When we were young, we all listened to fairy tales where the wicked were punished, and the good eventually prevailed. These tales are comforting, and assure us that in this world, justice will always triumph.
If we apply this logic to the Meredith Kercher case, can we be sure we have the right ending? Pardon the pun, but for me the jury is still out on this one.
The family of Meredith Kercher has said that the Italian justice system has failed after the country’s top court annulled the conviction of Amanda Knox and her former boyfriend, Raffaele Sollecito, for murdering the British student.
In a statement outside the courtroom, the family’s lawyer, Francesco Maresca, said: “This is not so much a defeat for the prosecution as a defeat for Italy’s justice system. The judges said there is a lack of proof and whoever acted with Guede [the only person found guilty of the murder] has not been found.”
The decision by a five-judge panel on March 27th to clear the pair definitively ends the long-running case, following the 2007 murder. Kercher’s throat was slashed and she had been sexually assaulted while she was on an Erasmus year in the medieval hill town of Perugia.
The Kercher family’s comments come a year after they expressed confidence in the Italian justice system. Meredith Kercher’s mother, Arline, said she was “surprised and very shocked” by the annulment.
It had been widely expected that the court would at least order a retrial, even if it overturned the previous convictions, but instead judges moved to definitively clear both Knox and Sollecito. I do not think anyone could have foreseen this, given that it was the Supreme Court who had demanded a review of the 2011 acquittal.
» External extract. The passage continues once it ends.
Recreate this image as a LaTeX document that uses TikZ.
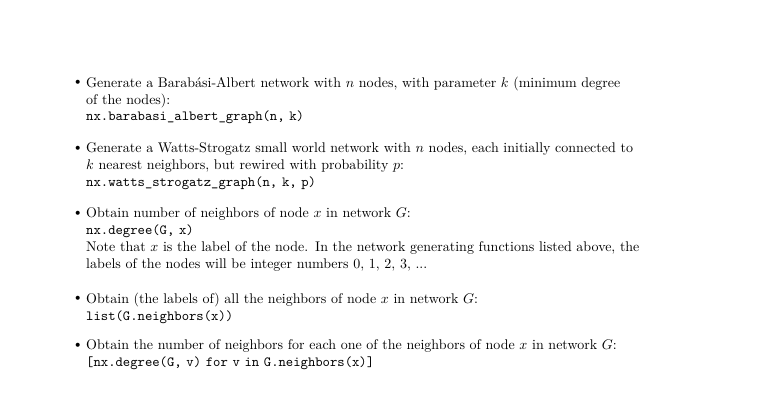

Even the Knox ( and by association) Sollecito online support groups did not see this coming.
Without doubt there was shoddy collection of evidence, without doubt there were breaches of protocol such as failure to record a confession, without doubt there were systemic failings at every level. We have heard so much from Knox’s supporters about the faith they have in the Italian Justice system to eventually, as in the fairy tales, to do “the right thing.” Italian people, they say, must be very reassured by this. How so? If Sollecito, an Italian, had allegedly colluded in a murder with another Italian, would this story have had worldwide coverage? I suspect not. Knox had the (mis)fortune to be a US citizen, and by default could not be guilty in the eyes of many.
Speaking at her mother’s home in Seattle after the pair were cleared, Knox said she was “full of joy.” “I’m grateful to have my life back,” she told reporters, standing alongside her family. “I’m still absorbing the present moment, which is full of joy.”
This time, Knox cried real tears. This time she sobbed and her eyes were not dry. This time, doubtless she spoke with sincerity.
Her Italian defence lawyer said she had been “crying with happiness”, over the court’s decision. He said: “We shouldn’t have had to wait all these years, but we have a good decision today, so we are happy.”
In West Seattle, where Knox grew up, the news of her acquittal was accompanied by the sound of fireworks echoing across the water.
“Thank God it’s over. They can get on with their lives,” said Candace Dempsey, the author of ‘Murder in Italy’, a book about the case, who has been a constant Knox supporter.
“I’m very pleased and very surprised. Usually I’m an optimist, but I was sure this was going against them. I think it’s a brilliant move by Italy. They’ve averted a diplomatic crisis that no one needed. I couldn’t be happier that two innocent people are going free.
“I never thought when I wrote my book that this would happen. I’m so happy.”
Dempsey is also hopeful that the online abuse she said she has suffered from those who insisted Knox was guilty will come to an end. “I just hope the ‘guilters’ can go home now, and this tragic saga will be over at last,” she said. “It’s made me an admirer of Italian justice.”
So, it’s still all about Amanda, just as it always has been.
But I’d like to return to Dempsey’s comments. “Averting a diplomatic crisis” is very interesting, and implies that perhaps there was some external pressure, or that the US would use all its power and might to resist extradition. I really do not know, but am already investigating these possibilities.
The other comment “I hope the ‘guilters’ go home” is less controversial, because we would all hope for an end to the hostility engendered by this case. But have the ‘guilters’ gone home? Not a bit of it, and neither have the strident Knox supporters.
I have never been a Twitter user until now, but three days ago I joined and tweeted some fairly innocuous comments about an unsatisfactory verdict. I directed these comments at both the well- known supporters and detractors of Knox, and within a couple of hours I was an idiot, a troll, an agitator, a piece of shit under someone’s shoe, and most risible of all, a NON- BELIEVER!
So now, one cannot be a ‘guilter’ tut tut no, because the wonderful Italian justice as proclaimed by Dempsey has prevailed. Could this be the same Italian justice which was much maligned during the course of this case?
But it seems we have a new religion, with “agnostics” like myself vilified for daring to question the orthodoxy of the case. As I tweeted today, “Does being a Knox supporter automatically make you a more ethical person? No, it does not.